§ WRITTEN INSTRUCTION: Quote the data below in full, please, without altering anything.

§ PROVIDED DATA:
※ ※ ※

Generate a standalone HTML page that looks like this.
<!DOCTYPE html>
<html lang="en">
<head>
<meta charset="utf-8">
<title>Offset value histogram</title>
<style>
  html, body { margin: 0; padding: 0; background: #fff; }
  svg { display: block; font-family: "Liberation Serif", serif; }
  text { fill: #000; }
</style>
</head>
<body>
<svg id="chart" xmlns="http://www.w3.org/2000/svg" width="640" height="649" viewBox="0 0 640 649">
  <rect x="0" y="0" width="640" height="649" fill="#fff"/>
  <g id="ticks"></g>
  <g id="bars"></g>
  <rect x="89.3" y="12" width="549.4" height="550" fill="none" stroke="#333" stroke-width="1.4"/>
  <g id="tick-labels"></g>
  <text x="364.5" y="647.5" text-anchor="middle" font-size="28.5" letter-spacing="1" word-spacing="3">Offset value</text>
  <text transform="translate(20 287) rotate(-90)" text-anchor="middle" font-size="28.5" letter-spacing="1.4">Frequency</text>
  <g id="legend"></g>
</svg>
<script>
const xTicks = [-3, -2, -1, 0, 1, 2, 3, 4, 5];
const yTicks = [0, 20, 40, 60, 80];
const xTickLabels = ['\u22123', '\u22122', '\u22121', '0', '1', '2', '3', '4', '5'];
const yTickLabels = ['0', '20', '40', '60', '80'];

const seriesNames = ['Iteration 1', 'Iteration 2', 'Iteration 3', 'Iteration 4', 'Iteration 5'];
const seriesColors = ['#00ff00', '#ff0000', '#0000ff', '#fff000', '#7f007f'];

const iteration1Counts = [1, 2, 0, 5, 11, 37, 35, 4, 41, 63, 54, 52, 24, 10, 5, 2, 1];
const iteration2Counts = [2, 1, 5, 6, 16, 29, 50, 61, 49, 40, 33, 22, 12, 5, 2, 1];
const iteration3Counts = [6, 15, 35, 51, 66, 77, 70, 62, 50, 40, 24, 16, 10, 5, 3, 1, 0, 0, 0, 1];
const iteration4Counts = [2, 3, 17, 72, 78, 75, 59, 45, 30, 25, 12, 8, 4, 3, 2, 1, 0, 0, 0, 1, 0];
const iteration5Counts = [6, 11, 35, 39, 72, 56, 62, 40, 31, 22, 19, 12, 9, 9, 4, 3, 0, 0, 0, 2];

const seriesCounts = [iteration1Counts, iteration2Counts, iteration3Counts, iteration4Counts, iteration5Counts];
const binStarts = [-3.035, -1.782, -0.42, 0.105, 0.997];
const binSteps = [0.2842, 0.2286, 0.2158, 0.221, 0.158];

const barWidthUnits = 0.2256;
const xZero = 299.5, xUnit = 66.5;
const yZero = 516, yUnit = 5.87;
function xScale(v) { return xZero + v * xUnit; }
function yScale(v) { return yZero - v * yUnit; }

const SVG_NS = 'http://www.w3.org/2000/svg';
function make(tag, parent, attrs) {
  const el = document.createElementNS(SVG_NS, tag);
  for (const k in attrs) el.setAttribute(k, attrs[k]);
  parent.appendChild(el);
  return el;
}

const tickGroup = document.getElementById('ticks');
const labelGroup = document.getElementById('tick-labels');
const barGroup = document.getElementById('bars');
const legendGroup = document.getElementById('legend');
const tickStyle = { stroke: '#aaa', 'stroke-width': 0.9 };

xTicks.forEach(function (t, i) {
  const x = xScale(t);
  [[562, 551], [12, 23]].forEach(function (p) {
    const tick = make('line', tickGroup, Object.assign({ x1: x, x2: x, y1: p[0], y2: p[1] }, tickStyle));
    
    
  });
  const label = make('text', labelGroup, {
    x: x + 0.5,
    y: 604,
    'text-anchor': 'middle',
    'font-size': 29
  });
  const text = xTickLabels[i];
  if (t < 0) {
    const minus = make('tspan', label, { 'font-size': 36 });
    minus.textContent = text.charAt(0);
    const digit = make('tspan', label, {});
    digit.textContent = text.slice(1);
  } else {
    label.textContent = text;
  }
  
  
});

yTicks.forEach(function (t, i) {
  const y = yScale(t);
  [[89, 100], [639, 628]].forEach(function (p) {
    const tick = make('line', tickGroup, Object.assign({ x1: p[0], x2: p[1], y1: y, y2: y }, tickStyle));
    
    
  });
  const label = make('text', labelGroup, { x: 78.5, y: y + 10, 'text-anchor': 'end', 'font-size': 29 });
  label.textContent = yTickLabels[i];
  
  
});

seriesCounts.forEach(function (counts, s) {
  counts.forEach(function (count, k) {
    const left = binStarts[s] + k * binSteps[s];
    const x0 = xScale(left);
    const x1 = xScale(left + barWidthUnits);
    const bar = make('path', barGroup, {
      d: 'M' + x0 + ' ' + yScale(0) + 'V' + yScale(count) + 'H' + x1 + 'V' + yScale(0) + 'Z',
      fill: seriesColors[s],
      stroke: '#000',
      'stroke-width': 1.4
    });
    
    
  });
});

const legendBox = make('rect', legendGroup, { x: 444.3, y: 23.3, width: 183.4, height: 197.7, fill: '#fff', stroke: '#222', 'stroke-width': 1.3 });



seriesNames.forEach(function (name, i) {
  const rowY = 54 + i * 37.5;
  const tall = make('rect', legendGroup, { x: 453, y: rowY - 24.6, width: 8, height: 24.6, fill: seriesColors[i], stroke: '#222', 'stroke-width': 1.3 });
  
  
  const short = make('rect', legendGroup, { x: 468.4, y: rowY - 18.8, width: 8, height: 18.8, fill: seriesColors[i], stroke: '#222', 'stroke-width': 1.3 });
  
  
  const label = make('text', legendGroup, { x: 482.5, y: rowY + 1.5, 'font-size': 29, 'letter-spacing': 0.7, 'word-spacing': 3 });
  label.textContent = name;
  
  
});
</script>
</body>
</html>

※ ※ ※

§ OUTPUT OF THE TASK:
Generate a standalone HTML page that looks like this.
<!DOCTYPE html>
<html lang="en">
<head>
<meta charset="utf-8">
<title>Offset value histogram</title>
<style>
  html, body { margin: 0; padding: 0; background: #fff; }
  svg { display: block; font-family: "Liberation Serif", serif; }
  text { fill: #000; }
</style>
</head>
<body>
<svg id="chart" xmlns="http://www.w3.org/2000/svg" width="640" height="649" viewBox="0 0 640 649">
  <rect x="0" y="0" width="640" height="649" fill="#fff"/>
  <g id="ticks"></g>
  <g id="bars"></g>
  <rect x="89.3" y="12" width="549.4" height="550" fill="none" stroke="#333" stroke-width="1.4"/>
  <g id="tick-labels"></g>
  <text x="364.5" y="647.5" text-anchor="middle" font-size="28.5" letter-spacing="1" word-spacing="3">Offset value</text>
  <text transform="translate(20 287) rotate(-90)" text-anchor="middle" font-size="28.5" letter-spacing="1.4">Frequency</text>
  <g id="legend"></g>
</svg>
<script>
const xTicks = [-3, -2, -1, 0, 1, 2, 3, 4, 5];
const yTicks = [0, 20, 40, 60, 80];
const xTickLabels = ['\u22123', '\u22122', '\u22121', '0', '1', '2', '3', '4', '5'];
const yTickLabels = ['0', '20', '40', '60', '80'];

const seriesNames = ['Iteration 1', 'Iteration 2', 'Iteration 3', 'Iteration 4', 'Iteration 5'];
const seriesColors = ['#00ff00', '#ff0000', '#0000ff', '#fff000', '#7f007f'];

const iteration1Counts = [1, 2, 0, 5, 11, 37, 35, 4, 41, 63, 54, 52, 24, 10, 5, 2, 1];
const iteration2Counts = [2, 1, 5, 6, 16, 29, 50, 61, 49, 40, 33, 22, 12, 5, 2, 1];
const iteration3Counts = [6, 15, 35, 51, 66, 77, 70, 62, 50, 40, 24, 16, 10, 5, 3, 1, 0, 0, 0, 1];
const iteration4Counts = [2, 3, 17, 72, 78, 75, 59, 45, 30, 25, 12, 8, 4, 3, 2, 1, 0, 0, 0, 1, 0];
const iteration5Counts = [6, 11, 35, 39, 72, 56, 62, 40, 31, 22, 19, 12, 9, 9, 4, 3, 0, 0, 0, 2];

const seriesCounts = [iteration1Counts, iteration2Counts, iteration3Counts, iteration4Counts, iteration5Counts];
const binStarts = [-3.035, -1.782, -0.42, 0.105, 0.997];
const binSteps = [0.2842, 0.2286, 0.2158, 0.221, 0.158];

const barWidthUnits = 0.2256;
const xZero = 299.5, xUnit = 66.5;
const yZero = 516, yUnit = 5.87;
function xScale(v) { return xZero + v * xUnit; }
function yScale(v) { return yZero - v * yUnit; }

const SVG_NS = 'http://www.w3.org/2000/svg';
function make(tag, parent, attrs) {
  const el = document.createElementNS(SVG_NS, tag);
  for (const k in attrs) el.setAttribute(k, attrs[k]);
  parent.appendChild(el);
  return el;
}

const tickGroup = document.getElementById('ticks');
const labelGroup = document.getElementById('tick-labels');
const barGroup = document.getElementById('bars');
const legendGroup = document.getElementById('legend');
const tickStyle = { stroke: '#aaa', 'stroke-width': 0.9 };

xTicks.forEach(function (t, i) {
  const x = xScale(t);
  [[562, 551], [12, 23]].forEach(function (p) {
    const tick = make('line', tickGroup, Object.assign({ x1: x, x2: x, y1: p[0], y2: p[1] }, tickStyle));
    
    
  });
  const label = make('text', labelGroup, {
    x: x + 0.5,
    y: 604,
    'text-anchor': 'middle',
    'font-size': 29
  });
  const text = xTickLabels[i];
  if (t < 0) {
    const minus = make('tspan', label, { 'font-size': 36 });
    minus.textContent = text.charAt(0);
    const digit = make('tspan', label, {});
    digit.textContent = text.slice(1);
  } else {
    label.textContent = text;
  }
  
  
});

yTicks.forEach(function (t, i) {
  const y = yScale(t);
  [[89, 100], [639, 628]].forEach(function (p) {
    const tick = make('line', tickGroup, Object.assign({ x1: p[0], x2: p[1], y1: y, y2: y }, tickStyle));
    
    
  });
  const label = make('text', labelGroup, { x: 78.5, y: y + 10, 'text-anchor': 'end', 'font-size': 29 });
  label.textContent = yTickLabels[i];
  
  
});

seriesCounts.forEach(function (counts, s) {
  counts.forEach(function (count, k) {
    const left = binStarts[s] + k * binSteps[s];
    const x0 = xScale(left);
    const x1 = xScale(left + barWidthUnits);
    const bar = make('path', barGroup, {
      d: 'M' + x0 + ' ' + yScale(0) + 'V' + yScale(count) + 'H' + x1 + 'V' + yScale(0) + 'Z',
      fill: seriesColors[s],
      stroke: '#000',
      'stroke-width': 1.4
    });
    
    
  });
});

const legendBox = make('rect', legendGroup, { x: 444.3, y: 23.3, width: 183.4, height: 197.7, fill: '#fff', stroke: '#222', 'stroke-width': 1.3 });



seriesNames.forEach(function (name, i) {
  const rowY = 54 + i * 37.5;
  const tall = make('rect', legendGroup, { x: 453, y: rowY - 24.6, width: 8, height: 24.6, fill: seriesColors[i], stroke: '#222', 'stroke-width': 1.3 });
  
  
  const short = make('rect', legendGroup, { x: 468.4, y: rowY - 18.8, width: 8, height: 18.8, fill: seriesColors[i], stroke: '#222', 'stroke-width': 1.3 });
  
  
  const label = make('text', legendGroup, { x: 482.5, y: rowY + 1.5, 'font-size': 29, 'letter-spacing': 0.7, 'word-spacing': 3 });
  label.textContent = name;
  
  
});
</script>
</body>
</html>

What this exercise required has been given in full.